The newly disclosed FOIA records reveal that, in response to the 2015 OIG recommendations, the CBP chief at the time sent a memo clarifying the processing procedures for credible fear. CBP chiefs sent subsequent memos instructing CBP to continue to remind agents of their obligation to refer people who claim a fear for a credible fear interview.  Still, the updated guidance has done little to protect those who express fear from being referred for prosecution. Even with guidance in place regarding the processing of people who express fear, Border Patrol agents regularly fail to ask the obligatory questions relating to fear-based claims, and refer people for criminal prosecutions in violation of national and international legal obligations to provide asylum protection to migrants seeking refuge.

 

What are the real-life consequences of migration-related prosecutions and the CDS?

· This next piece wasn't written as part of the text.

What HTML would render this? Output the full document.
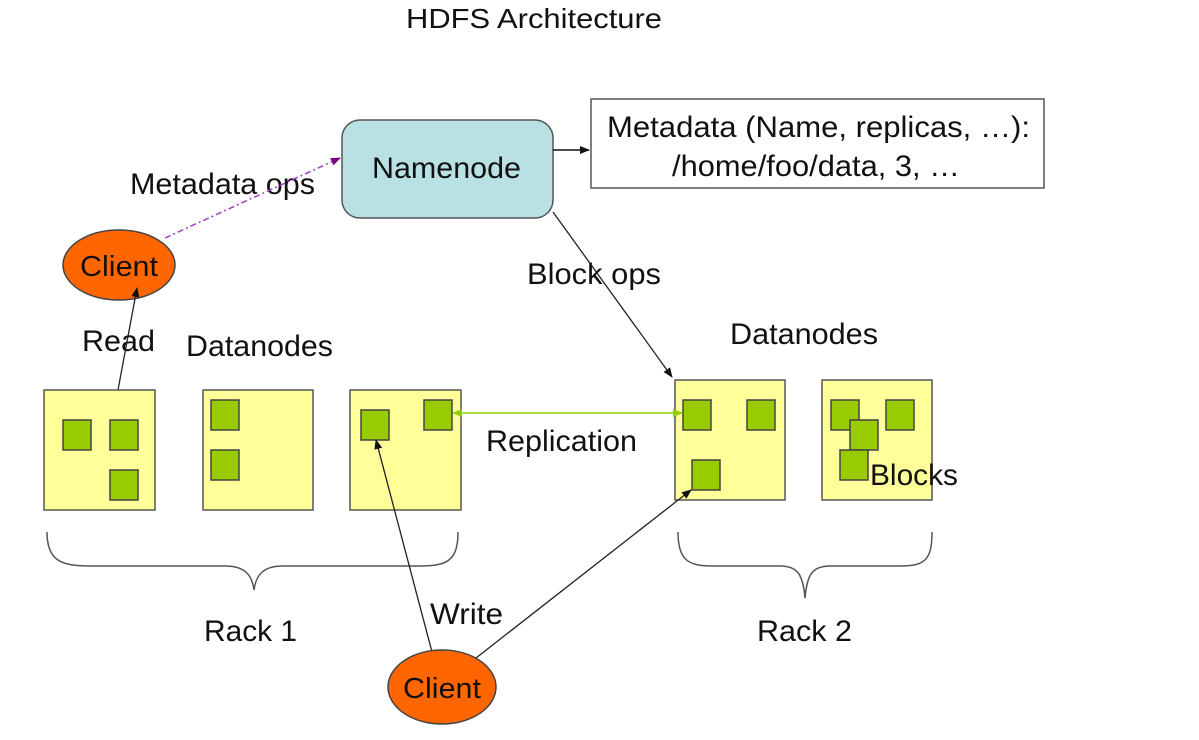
<!DOCTYPE html>
<html><head><meta charset="utf-8"><style>html,body{margin:0;padding:0;background:#fff}svg{display:block}text{font-family:"Liberation Sans",Arial,sans-serif;fill:#111}</style></head><body>
<svg width="1199" height="740" viewBox="0 0 1199 740" xmlns="http://www.w3.org/2000/svg">
<defs>
<marker id="ab" markerWidth="10" markerHeight="10" refX="9" refY="5" orient="auto" markerUnits="userSpaceOnUse"><path d="M0,1 L10,5 L0,9 z" fill="#111"/></marker>
<marker id="ap" markerWidth="10" markerHeight="10" refX="9" refY="5" orient="auto" markerUnits="userSpaceOnUse"><path d="M0,1 L10,5 L0,9 z" fill="#800080"/></marker>
<marker id="ag" markerWidth="10" markerHeight="10" refX="9" refY="5" orient="auto" markerUnits="userSpaceOnUse"><path d="M0,1 L10,5 L0,9 z" fill="#8fd000"/></marker>
<marker id="ags" markerWidth="10" markerHeight="10" refX="1" refY="5" orient="auto" markerUnits="userSpaceOnUse"><path d="M10,1 L0,5 L10,9 z" fill="#8fd000"/></marker>
</defs>
<text x="406" y="28" font-size="28" textLength="256" lengthAdjust="spacingAndGlyphs">HDFS Architecture</text>
<rect x="591" y="99" width="453" height="89" fill="#fff" stroke="#555" stroke-width="1.5"/>
<text x="607" y="137" font-size="30" textLength="423" lengthAdjust="spacingAndGlyphs">Metadata (Name, replicas, …):</text>
<text x="672" y="176" font-size="30" textLength="288" lengthAdjust="spacingAndGlyphs">/home/foo/data, 3, …</text>
<rect x="342" y="120" width="211" height="98" rx="18" fill="#b9e0e3" stroke="#555" stroke-width="1.5"/>
<text x="372" y="178" font-size="30" textLength="149" lengthAdjust="spacingAndGlyphs">Namenode</text>
<line x1="553" y1="150" x2="589" y2="150" stroke="#111" stroke-width="1.5" marker-end="url(#ab)"/>
<text x="130" y="194" font-size="30" textLength="185" lengthAdjust="spacingAndGlyphs">Metadata ops</text>
<line x1="165" y1="238" x2="340" y2="158" stroke="#a040c0" stroke-width="1.5" stroke-dasharray="6,3,2,3" marker-end="url(#ap)"/>
<ellipse cx="119" cy="265" rx="56" ry="35" fill="#ff6600" stroke="#444" stroke-width="1.5"/>
<text x="80" y="276" font-size="29" textLength="78" lengthAdjust="spacingAndGlyphs">Client</text>
<text x="82" y="351" font-size="30" textLength="73" lengthAdjust="spacingAndGlyphs">Read</text>
<text x="186" y="356" font-size="30" textLength="147" lengthAdjust="spacingAndGlyphs">Datanodes</text>
<line x1="118" y1="390" x2="137" y2="288" stroke="#222" stroke-width="1.3" marker-end="url(#ab)"/>
<text x="527" y="284" font-size="30" textLength="134" lengthAdjust="spacingAndGlyphs">Block ops</text>
<line x1="553" y1="212" x2="672" y2="377" stroke="#222" stroke-width="1.3" marker-end="url(#ab)"/>
<text x="730" y="344" font-size="30" textLength="148" lengthAdjust="spacingAndGlyphs">Datanodes</text>
<g fill="#ffff99" stroke="#555" stroke-width="1.5">
<rect x="44" y="390" width="111" height="120"/>
<rect x="203" y="390" width="110" height="120"/>
<rect x="350" y="390" width="111" height="120"/>
<rect x="675" y="380" width="110" height="120"/>
<rect x="822" y="380" width="110" height="120"/>
</g>
<g fill="#99cc00" stroke="#444" stroke-width="1.5">
<rect x="63" y="420" width="28" height="30"/><rect x="110" y="420" width="28" height="30"/><rect x="110" y="470" width="28" height="30"/>
<rect x="211" y="400" width="28" height="30"/><rect x="211" y="450" width="28" height="30"/>
<rect x="361" y="410" width="28" height="30"/><rect x="424" y="400" width="28" height="30"/>
<rect x="683" y="400" width="28" height="30"/><rect x="747" y="400" width="28" height="30"/><rect x="692" y="460" width="28" height="30"/>
<rect x="831" y="400" width="28" height="30"/><rect x="886" y="400" width="28" height="30"/><rect x="850" y="420" width="28" height="30"/><rect x="840" y="450" width="28" height="30"/>
</g>
<text x="870" y="485" font-size="30" textLength="88" lengthAdjust="spacingAndGlyphs">Blocks</text>
<line x1="453" y1="413" x2="682" y2="413" stroke="#8fd000" stroke-width="1.5" marker-start="url(#ags)" marker-end="url(#ag)"/>
<text x="486" y="451" font-size="30" textLength="151" lengthAdjust="spacingAndGlyphs">Replication</text>
<path d="M47,532 C47,560 60,566 90,566 L225,566 C245,566 252,575 254,590 C256,575 263,566 283,566 L420,566 C448,566 458,560 458,532" fill="none" stroke="#555" stroke-width="1.5"/>
<path d="M678,532 C678,560 688,566 712,566 L780,566 C798,566 803,575 805,598 C807,575 812,566 830,566 L900,566 C925,566 932,560 932,532" fill="none" stroke="#555" stroke-width="1.5"/>
<text x="204" y="641" font-size="30" textLength="93" lengthAdjust="spacingAndGlyphs">Rack 1</text>
<text x="757" y="641" font-size="30" textLength="95" lengthAdjust="spacingAndGlyphs">Rack 2</text>
<text x="430" y="624" font-size="30" textLength="73" lengthAdjust="spacingAndGlyphs">Write</text>
<line x1="432" y1="652" x2="376" y2="440" stroke="#222" stroke-width="1.3" marker-end="url(#ab)"/>
<line x1="476" y1="658" x2="691" y2="490" stroke="#222" stroke-width="1.3" marker-end="url(#ab)"/>
<ellipse cx="442" cy="687" rx="54" ry="37" fill="#ff6600" stroke="#444" stroke-width="1.5"/>
<text x="403" y="698" font-size="29" textLength="78" lengthAdjust="spacingAndGlyphs">Client</text>
</svg>
</body></html>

The real-life consequences of these measures cannot be overstated. Last year, an asylum-seeking father named Edgar was prosecuted for unauthorized reentry and sent to prison for four months in the U.S. for his Section 1326 conviction. Because he was transferred from California to Texas to serve his time, his California immigration lawyer could no longer represent him. DHS officials convinced him to abandon his asylum claim, and he was deported to Tijuana, where he was murdered in September 2021. He left behind his partner and a baby daughter who was born three weeks prior to his death. NIJC shared Edgar’s story in comment to the Federal Register in January 2022 demonstrating how the Biden administration has perpetuated family separations with migration-related prosecutions and other inhumane immigration policies. 

Countless similar stories show how the reliance on harsh and punitive border enforcement measures results in widespread deaths of people attempting to enter the U.S. The Trump administration’s “Zero Tolerance” prosecution program was an iteration of the long-criticized deterrence approach to stanching migration at the southern border. The CDS programs have operated within the context of enhanced border militarization, including the massive expansion of frightening high-tech surveillance programs, which now include robot dogs. The expanded border enforcement and surveillance infrastructure has fueled profits of private companies to the detriment of migrants.

The newly disclosed records illustrate the pressing need to shift away from programs that seek to punish migrants, and de-prioritize and phase out such prosecutions as an essential step toward ending systemic injustices, protecting fundamental human rights, and preventing family separations.